Dave has had so many visitors during his hospital stay that I had to start keeping a list because there’s no way my Mommy Brain would remember them all. I’m beginning to understand why people feel called to visit others in the hospital. It’s not my usual M.O., but we’ve been loved by so many people, and the visits have been so appreciated, that I think God is working on my poor introverted soul about this.
We have a sense peace about this new adventure in our life, and truthfully, right now we are focused on his recovery from surgery so our family can live together in our house again soon. It’s quite a project, this recovery. Saturday was hideous, and most people who visited either found him sleeping or encountered his alter ego, Demerol Dave (more about him in another post). Sunday was a much better day, one with a lot less Demerol and a lot more Regular Dave. He got up and showered, and took several walks. We saw the kids. He actually got hungry. Monday started out great. I went home to get something I needed for work, and by the time I came back, he had already showered and dressed (and tied is shoes- that’s hard to do with a 12 inch incision in your belly) and was ready to go. We walked all over the hospital and found the little prayer garden so he could sit in the sun for a few minutes for the first time in a week. All was well until he broke out in a fit of hiccups that lasted SIX HOURS. Holy moly. He was having reflux with them, so his throat and chest were on fire, and after six hours of hiccups, his belly was sore, too. It took 2 doses of Valium, some Tums, and finally, a shot of phenergan to stop them – and knock him out. It was the nurse’s idea to try the phenergan because, “It sounds like he’s throwing up.” It did. I kept jumping up with the vomit cup, but I am very conditioned to react to that sound. I’m so glad I didn’t have to listen to that all night.

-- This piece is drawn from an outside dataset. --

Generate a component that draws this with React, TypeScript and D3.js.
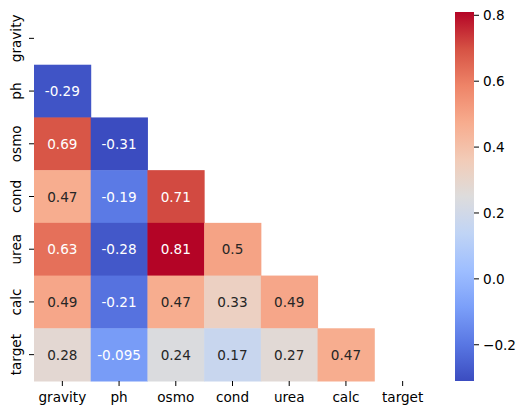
import React, { useEffect, useRef } from 'react';
import * as d3 from 'd3';

const features = ['gravity', 'ph', 'osmo', 'cond', 'urea', 'calc', 'target'];

// lower triangle of the correlation matrix, one row per feature (diagonal masked)
const corrRows: number[][] = [
  [],
  [-0.29],
  [0.69, -0.31],
  [0.47, -0.19, 0.71],
  [0.63, -0.28, 0.81, 0.5],
  [0.49, -0.21, 0.47, 0.33, 0.49],
  [0.28, -0.095, 0.24, 0.17, 0.27, 0.47],
];

const colorbarTicks = [-0.2, 0.0, 0.2, 0.4, 0.6, 0.8];

// matplotlib "coolwarm" sampled at 11 evenly spaced points
const coolwarm = ['#3b4cc0', '#5977e3', '#7b9ff9', '#9ebeff', '#c0d4f5', '#dddcdc',
  '#f2cbb7', '#f7ac8e', '#ee8468', '#d65244', '#b40426'];

const W = 527;
const H = 415;
const FONT = 'DejaVu Sans, sans-serif';
const FS = 13.6;

const luminance = (c: string) => {
  const rgb = d3.rgb(c);
  const lin = (v: number) => {
    const s = v / 255;
    return s <= 0.03928 ? s / 12.92 : Math.pow((s + 0.055) / 1.055, 2.4);
  };
  return 0.2126 * lin(rgb.r) + 0.7152 * lin(rgb.g) + 0.0722 * lin(rgb.b);
};

// python-style ".2g": trailing zeros dropped, plain hyphen for negatives
const annotFmt = (v: number) => d3.format('.2~g')(v).replace('\u2212', '-');

const App = () => {
  const svgRef = useRef<SVGSVGElement>(null);

  useEffect(() => {
    const svg = d3.select(svgRef.current);
    svg.selectAll('*').remove();

    const cells = corrRows.flatMap((row, i) =>
      row.map((v, j) => ({ row: features[i], col: features[j], value: v })));

    const [vmin, vmax] = d3.extent(cells, d => d.value) as [number, number];

    const cmap = d3.scaleLinear<string>()
      .domain(d3.range(coolwarm.length).map(i => i / (coolwarm.length - 1)))
      .range(coolwarm)
      .interpolate(d3.interpolateRgb);
    const norm = d3.scaleLinear().domain([vmin, vmax]).range([0, 1]).clamp(true);
    const color = (v: number) => cmap(norm(v));

    const x = d3.scaleBand().domain(features).range([34, 431]);
    const y = d3.scaleBand().domain(features).range([12, 381]);

    const g = svg.append('g');

    g.selectAll('rect.cell')
      .data(cells)
      .join('rect')
      .attr('class', 'cell')
      .attr('x', d => x(d.col)!)
      .attr('y', d => y(d.row)!)
      .attr('width', x.bandwidth() + 0.5)
      .attr('height', y.bandwidth() + 0.5)
      .attr('fill', d => color(d.value));

    g.selectAll('text.annot')
      .data(cells)
      .join('text')
      .attr('class', 'annot')
      .attr('x', d => x(d.col)! + x.bandwidth() / 2)
      .attr('y', d => y(d.row)! + y.bandwidth() / 2)
      .attr('text-anchor', 'middle')
      .attr('dominant-baseline', 'central')
      .attr('font-family', FONT)
      .attr('font-size', FS)
      .attr('fill', d => (luminance(color(d.value)) > 0.408 ? '#262626' : '#ffffff'))
      .text(d => annotFmt(d.value));

    // x ticks
    const xt = g.append('g');
    features.forEach(f => {
      const cx = x(f)! + x.bandwidth() / 2;
      xt.append('line').attr('x1', cx).attr('x2', cx).attr('y1', 381).attr('y2', 386)
        .attr('stroke', '#000').attr('stroke-width', 1);
      xt.append('text').attr('x', cx).attr('y', 402).attr('text-anchor', 'middle')
        .attr('font-family', FONT).attr('font-size', FS).attr('fill', '#000').text(f);
    });

    // y ticks, labels rotated
    const yt = g.append('g');
    features.forEach(f => {
      const cy = y(f)! + y.bandwidth() / 2;
      yt.append('line').attr('x1', 29).attr('x2', 34).attr('y1', cy).attr('y2', cy)
        .attr('stroke', '#000').attr('stroke-width', 1);
      yt.append('text').attr('transform', `translate(21,${cy}) rotate(-90)`)
        .attr('text-anchor', 'middle')
        .attr('font-family', FONT).attr('font-size', FS).attr('fill', '#000').text(f);
    });

    // colorbar
    const cbX = 455;
    const cbW = 19;
    const cy = d3.scaleLinear().domain([vmin, vmax]).range([381, 12]);
    const grad = svg.append('defs').append('linearGradient')
      .attr('id', 'cbgrad').attr('x1', 0).attr('x2', 0).attr('y1', 1).attr('y2', 0);
    d3.range(0, 1.0001, 0.05).forEach(t => {
      grad.append('stop').attr('offset', t).attr('stop-color', cmap(t));
    });
    g.append('rect').attr('x', cbX).attr('y', 12).attr('width', cbW).attr('height', 369)
      .attr('fill', 'url(#cbgrad)');

    const fmt = (v: number) => d3.format('.1f')(v).replace('-', '\u2212');
    colorbarTicks.forEach(t => {
      const ty = cy(t);
      g.append('line').attr('x1', cbX + cbW).attr('x2', cbX + cbW + 5).attr('y1', ty).attr('y2', ty)
        .attr('stroke', '#000').attr('stroke-width', 1);
      g.append('text').attr('x', cbX + cbW + 9).attr('y', ty).attr('dominant-baseline', 'central')
        .attr('font-family', FONT).attr('font-size', FS).attr('fill', '#000').text(fmt(t));
    });
  }, []);

  return (
    <div style={{ position: 'absolute', left: 0, top: 0 }}>
      <svg ref={svgRef} width={W} height={H} style={{ display: 'block', background: '#fff' }} />
    </div>
  );
};

export default App;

Through all this work of recovery, we’ve had plenty of time to discuss all that has happened since last Tuesday, usually in the middle of the flippin’ night. It was during one of these conversations that he told me that he really feels very positive about this whole cancer situation but he feels like some of his visitors are projecting their worry onto him. I decided then and there to make a sign for his door. This is what it says, but it doesn’t look this professional. I wrote it in marker, just like the old days when I was The Birthday Sign Maker at Lucky’s. I even signed it “Thanks, Management,” which apparently freaked out the hospital staff. Oops.
We can both feel the prayers wrapped around us. We know that God is working here. We can see it in every step of the process – the timing, the people - every little thing. With that sense of peace, there’s really no room for worry in our hearts right now. We aren’t dwelling on the tumors that the surgeon removed, but we are praising God for the pain that brought him here to find those tumors. He doesn’t feel or look sick, and he says that even with the pain from the surgery he feels better than he has in weeks. That’s a blessing! He told me last week that he just wants to be able to play with his kids and not be so tired all the time. Well guess what? Now we know why he was so tired. And we’re fixing it. So, though you may be worried, please bring your joy when you call or text or email or visit – because really, there’s no room for worry right now. We have work to do.
And, thank you to everyone who has prayed for and with us. It’s an act of kindness that soothes my soul and sometimes makes me cry. We have needed it; we still need it. Please keep praying with us. It helps us keep our joy.